The latest research by Benham and Reeves has looked at house price performance in previous leap years and what it could mean this time around for a market recovering from a prolonged period of Brexit uncertainty.
The lettings and estate agent analysed the annual UK average house price each year from 1980 until today, singling out price performance in each leap year and how it compared to the previous year.
Figures show that over the last four decades, house prices in leap years have increased in all but two of the eight leap years within that time frame, with one decline coming in the lead up to the 2007 market crash, and the other following the crash in the early 90s.
The average annual house price growth during a leap year sits at 7.3% compared to the year prior, meaning that with the average house price for 2019 finishing at £321,555, the average UK house price could hit £248,459 this year, Benham and Reeves suggests.
What’s more, house price growth in the months following each leap year rose at an average of 5.1%, with homebuyers completing in a leap year also seeing house prices finish each respective decade at a higher value.
In the capital, this average leap year price growth jumps to 8.1%, which would push the current London average to £510,799 for the current leap year. Similarly, each leap year witnessed prices over the following year increase by a further 5% on average.
Anita Mehra, managing director of Benham and Reeves, comments: “Historically, house prices in leap years over the last four decades have seen pretty consistent growth on an annual basis compared to the previous year, as well as the year following, which is great for homeowners who may be thinking about selling or home buyers currently completing on a purchase.”

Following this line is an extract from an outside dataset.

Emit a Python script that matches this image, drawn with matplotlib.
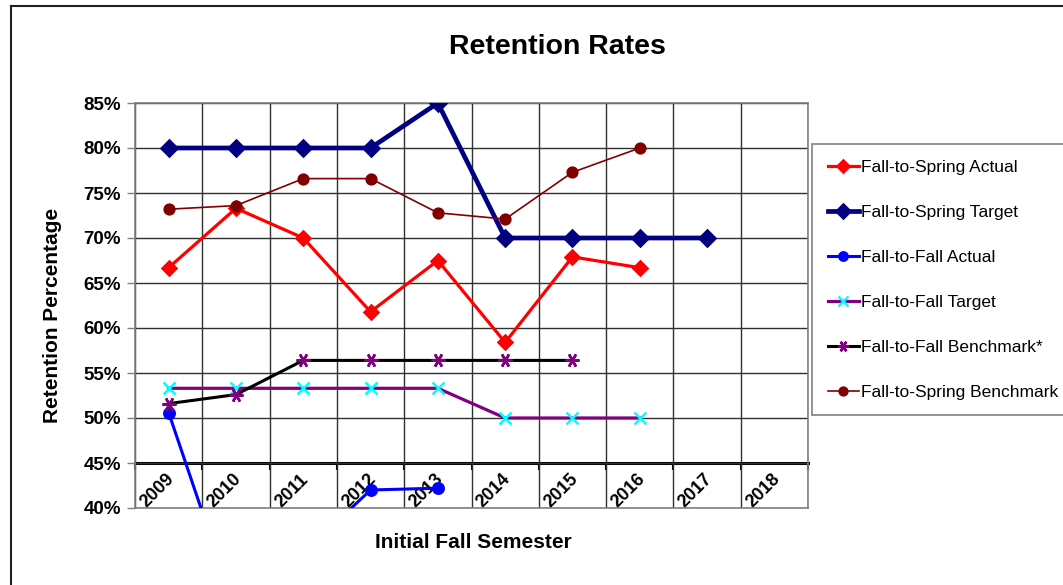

“The figures also show that aside from the market crash, purchasing a property on a leap year is almost certain to see you finish the decade in a stronger position financially than when you bought your home.”
Mehra predicts that history will repeat itself this year. Despite emerging from a period of muted house price growth due to political uncertainty, early market indicators suggest confidence is returning to the market and house prices are set to increase at a healthy rate over the coming year.
“Should we see the average leap year price growth of previous years materialise, we could see the average UK house price hit nearly £250,000, climbing to over half a million in London,” she concludes.